Pentagon and White House officials conspired to obstruct an order from the former US president, Donald Trump, to withdraw American troops from all overseas military adventures, according to a source quoted by news website Axios on Sunday.
It reported that a Trump aide, John McEntee, delivered a hand-written memo to retired Army Colonel Douglas Macgregor, who had just been appointed an advisor to acting defence secretary Christopher Miller on November 9 2020, with the words: “This is what the president wants you to do”.
The note reportedly read simply: "1. Get us out of Afghanistan. 2. Get us out of Iraq and Syria. 3. Complete the withdrawal from Germany. 4. Get us out of Africa."
Macgregor said the withdrawal of troops from multiple countries following the US presidential election was a tall order to achieve prior to the January 20 executive branch handover.
"Then do as much as you can," McEntee reportedly replied. MacGregor's opinion was that Miller, who was an 'acting' Pentagon chief, would need presidential authority to issue such orders.
Orders Disobeyed
One of McEntee's subordinates called Macgregor the next day for advice on how to draft the memo. "Let's stick first with Afghanistan," the colonel advised. "I think it should be midnight, 31 December 2020." Macgregor's opinion was that this would allow Trump to keep an election promise to get out of Afghanistan.
The colonel was surprised when saw the final draft — with the date for the Afghan withdrawal moved from December 31 to January 15, 2021, and that for a pull-out from Somalia switched vice-versa. But his insistence on dropping the orders for troops to leave Germany, Iraq and Syria — where they are deployed illegally against government wishes — as unrealistic in the time-frame.
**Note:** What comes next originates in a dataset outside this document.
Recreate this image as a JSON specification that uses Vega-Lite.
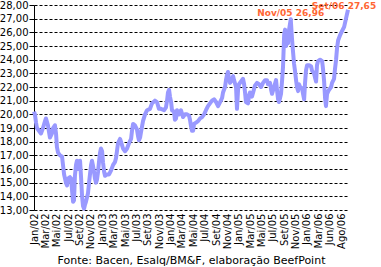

Miller duly received the one-page order on November 11, 2020, the report claims — and was reportedly incredulous when he read it. Joint Chiefs of Staff Chairman General Mark Milley and other top brass were reportedly appalled that Trump was calling time on the 19-year military adventure across the globe.
White House counsel Pat Cipollone got a call from the Pentagon about the order, and then notified Trump's National Security Adviser Robert O'Brien. According to Axios, neither knew where the order came from despite it bearing Trump's signature.
The two officials countermanded the order and called a meeting with Trump in which Milley, Miller and O'Brien talked the outgoing president out of his plans for rapid withdrawals on two fronts.
Broken Peace Deal
Biden has since cancelled the Afghan peace treaty the Trump administration negotiated with the Taliban, unilaterally pushing back the agreed May 1 date for a full troop pullout by September 11, 2021.
Trump said to Axios that Biden, now seeking to take credit for the Afghan withdrawal, had no choice but to go through with it because Trump had "built a train that couldn't be stopped".
He asserted his March 2020 phone call to Taliban leader Mullah Abdul Ghani Baradar — the first direct contact by a US president — ensured that no US troops were killed for over a year towards the end of his presidency.
A Taliban spokesman rejects Trump's claim that the latter threatened Baradar that the US would "hit you harder than you've ever been hit before" if terrorist groups began using Afghanistan as a base again.
Zabiullah Mujahid told Axios that Trump "did not exert pressure nor issue any threats and warnings," insisting instead that the phone call was "cordial and normal".